If you have the time, I’d really recommend taking a few days to relax and enjoy this route, but even if you don’t, the drive itself is beautiful. At one point we found ourselves actually driving through, and then on top of the clouds. It was bizarrely beautiful and one of the most amazing views I’ve ever seen.
Monterey is well known for its Monterey Bay Aquarium, the Point Lobos State Natural Reserve and the Old Fisherman’s Wharf. But while the town itself isn’t overly exciting, it provides a great pit stop for exploring the scenic ‘17 Mile Drive’ that offers you the opportunity to go whale watching, sailing, kayaking, golfing, and just have a leisurely mooch around cutesie seaside villages, shops and cafes.

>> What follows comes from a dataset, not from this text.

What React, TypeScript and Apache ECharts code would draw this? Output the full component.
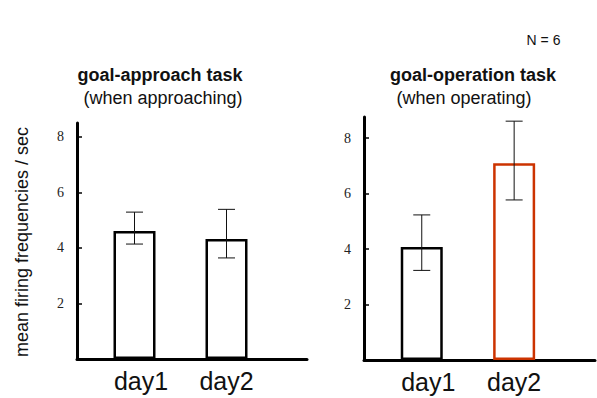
import React, { useEffect, useRef } from "react";
import * as echarts from "echarts";

const categories = ["day1", "day2"];
const yTicks = [2, 4, 6, 8];

const approachMeans = [4.61, 4.32];
const approachUpper = [5.29, 5.39];
const approachLower = [4.14, 3.64];

const operationMeans = [4.07, 7.09];
const operationUpper = [5.23, 8.61];
const operationLower = [3.23, 5.77];

const panelTitles = ["goal-approach task", "goal-operation task"];
const panelSubtitles = ["(when approaching)", "(when operating)"];
const yAxisName = "mean firing frequencies / sec";
const nLabel = "N = 6";

// layout: 10 category slots per panel, bars in slots 2 and 6
const SLOT_COUNT = 10;
const SLOT_INDEX = [2, 6];

const SANS = "'Liberation Sans', Arial, Helvetica, sans-serif";
const SERIF = "'Liberation Serif', 'Times New Roman', Times, serif";
const RED = "#cc3300";

function slotCategories() {
  const arr: any[] = [];
  for (let i = 0; i < SLOT_COUNT; i++) arr.push("");
  SLOT_INDEX.forEach((s, k) => {
    arr[s] = {
      value: categories[k],
      textStyle: k === 0 ? { padding: [0, 0, 0, 13] } : {},
    };
  });
  return arr;
}

function slotValues(vals: number[], colors: string[]) {
  const arr: any[] = [];
  for (let i = 0; i < SLOT_COUNT; i++) arr.push("-");
  SLOT_INDEX.forEach((s, k) => {
    arr[s] = {
      value: vals[k],
      itemStyle: { borderColor: colors[k] },
    };
  });
  return arr;
}

function errData(lower: number[], upper: number[]) {
  return SLOT_INDEX.map((s, k) => [s, lower[k], upper[k]]);
}

const errRender = (params: any, api: any) => {
  const x = api.value(0);
  const lo = api.coord([x, api.value(1)]);
  const hi = api.coord([x, api.value(2)]);
  const half = 8.5;
  const st = { stroke: "#111", lineWidth: 1 };
  return {
    type: "group",
    children: [
      { type: "line", shape: { x1: lo[0], y1: lo[1], x2: hi[0], y2: hi[1] }, style: st },
      { type: "line", shape: { x1: lo[0] - half, y1: lo[1], x2: lo[0] + half, y2: lo[1] }, style: st },
      { type: "line", shape: { x1: hi[0] - half, y1: hi[1], x2: hi[0] + half, y2: hi[1] }, style: st },
    ],
  };
};

export default function App() {
  const ref = useRef<HTMLDivElement>(null);
  useEffect(() => {
    if (!ref.current) return;
    const chart = echarts.init(ref.current, null, { renderer: "svg" });

    const xAxisBase = (gridIndex: number) => ({
      type: "category",
      gridIndex,
      data: slotCategories(),
      axisLine: { show: true, lineStyle: { color: "#000", width: 3 } },
      axisTick: { show: false },
      axisLabel: {
        interval: 0,
        margin: 9,
        color: "#111",
        fontFamily: SANS,
        fontSize: 25,
      },
      splitLine: { show: false },
    });

    const yAxisBase = (gridIndex: number, max: number) => ({
      type: "value",
      gridIndex,
      min: 0,
      max,
      interval: 2,
      axisLine: { show: true, lineStyle: { color: "#000", width: 3 } },
      axisTick: {
        show: true,
        inside: true,
        length: 5,
        customValues: yTicks,
        lineStyle: { color: "#000", width: 1.5 },
      },
      axisLabel: {
        customValues: yTicks,
        margin: 13,
        color: "#222",
        fontFamily: SERIF,
        fontSize: 14,
      },
      splitLine: { show: false },
    });

    chart.setOption({
      animation: false,
      backgroundColor: "#fff",
      grid: [
        { left: 77, top: 123, width: 230, height: 236 },
        { left: 364, top: 117, width: 231, height: 243 },
      ],
      xAxis: [xAxisBase(0), xAxisBase(1)],
      yAxis: [yAxisBase(0, 8.5), yAxisBase(1, 8.76)],
      series: [
        {
          type: "bar",
          xAxisIndex: 0,
          yAxisIndex: 0,
          barWidth: 42,
          data: slotValues(approachMeans, ["#000", "#000"]),
          itemStyle: { color: "#fff", borderColor: "#000", borderWidth: 2.5 },
        },
        {
          type: "custom",
          xAxisIndex: 0,
          yAxisIndex: 0,
          renderItem: errRender,
          data: errData(approachLower, approachUpper),
          z: 5,
        },
        {
          type: "bar",
          xAxisIndex: 1,
          yAxisIndex: 1,
          barWidth: 42,
          data: slotValues(operationMeans, ["#000", RED]),
          itemStyle: { color: "#fff", borderColor: "#000", borderWidth: 2.5 },
        },
        {
          type: "custom",
          xAxisIndex: 1,
          yAxisIndex: 1,
          renderItem: errRender,
          data: errData(operationLower, operationUpper),
          z: 5,
        },
      ],
      graphic: [
        {
          type: "text",
          x: 543.5,
          y: 40,
          style: { text: nLabel, font: `14px ${SANS}`, fill: "#111", align: "center", verticalAlign: "middle" },
        },
        {
          type: "text",
          x: 160,
          y: 75,
          style: { text: panelTitles[0], font: `bold 18px ${SANS}`, fill: "#111", align: "center", verticalAlign: "middle" },
        },
        {
          type: "text",
          x: 163,
          y: 98,
          style: { text: panelSubtitles[0], font: `18px ${SANS}`, fill: "#111", align: "center", verticalAlign: "middle" },
        },
        {
          type: "text",
          x: 473,
          y: 75,
          style: { text: panelTitles[1], font: `bold 18px ${SANS}`, fill: "#111", align: "center", verticalAlign: "middle" },
        },
        {
          type: "text",
          x: 464,
          y: 98,
          style: { text: panelSubtitles[1], font: `18px ${SANS}`, fill: "#111", align: "center", verticalAlign: "middle" },
        },
        {
          type: "text",
          x: 22,
          y: 242,
          rotation: Math.PI / 2,
          style: { text: yAxisName, font: `18px ${SANS}`, fill: "#111", align: "center", verticalAlign: "middle" },
        },
      ],
    });
    return () => chart.dispose();
  }, []);
  return (
    <div
      ref={ref}
      style={{ position: "absolute", left: 0, top: 0, width: 597, height: 398, background: "#fff" }}
    />
  );
}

About an hour and a half drive away from San Francisco lies the slice of Americana that is Santa Cruz. The old-school 60s vibe is especially strong along the Santa Cruz Boardwalk, with plenty of vintage goodies to be found and a charming/tacky feel that is an essential part of any great American road trip. The Wharf is a great place to start for restaurants and shops and if you have the time you can go on a whale watching boat or fishing expedition.
So here we are, at last, the gay capital of America, and some say the world, San Francisco. Despite what I said earlier about not spending too much time in the big cities, San Francisco is one place where I’d break my own rules. The city is an eclectic mix of tourist sights and hipster spots, with a healthy sprinkling of gays throughout.
So if San Francisco is gay heaven, then the Castro is the gay … Vatican I guess? The centre of LGBT society and culture is here, and the beautiful California weather (mixed with some beautiful California men) make it the perfect place to start you gay excursions in the city. By day you could spend hours perusing antique shops and frequenting trendy cafés, and by night there are so many gay bars and gay clubs that you won’t know where to start. Badlands, 440 Castro and the coyly named Moby Dick are just a few places to whet your whistle and make the most of your English accent to score free drinks (however in my experience the Americans still prefer a Scottish or an Irish accent, so if you can fake either of those that could work out better for you).
I won’t go into too much detail about the infamous city by the bay, as that would take up another 10 pages. The touristy spots could pretty much be seen in a day if you were really efficient and had an active Uber account, but like most cities, it’s far more enjoyable to take your time and really soak up the city. The Golden Gate bridge is a sight that you’ll need to see up close, mainly because most of it will be enshrouded in fog.
Fisherman’s Wharf is great for seafood and pointless touristy crap you might want to buy, and Alcatraz Island is an interesting day trip out if you’re wondering how prisoners were incarcerated between 1933 and 1963. Union Square is brilliant for people watching and Lombard street is essential for an “I’ve been to San Francisco” selfie.
There are loads of things to do in San Francisco, so just take your time, get lost and enjoy yourself after your long drive.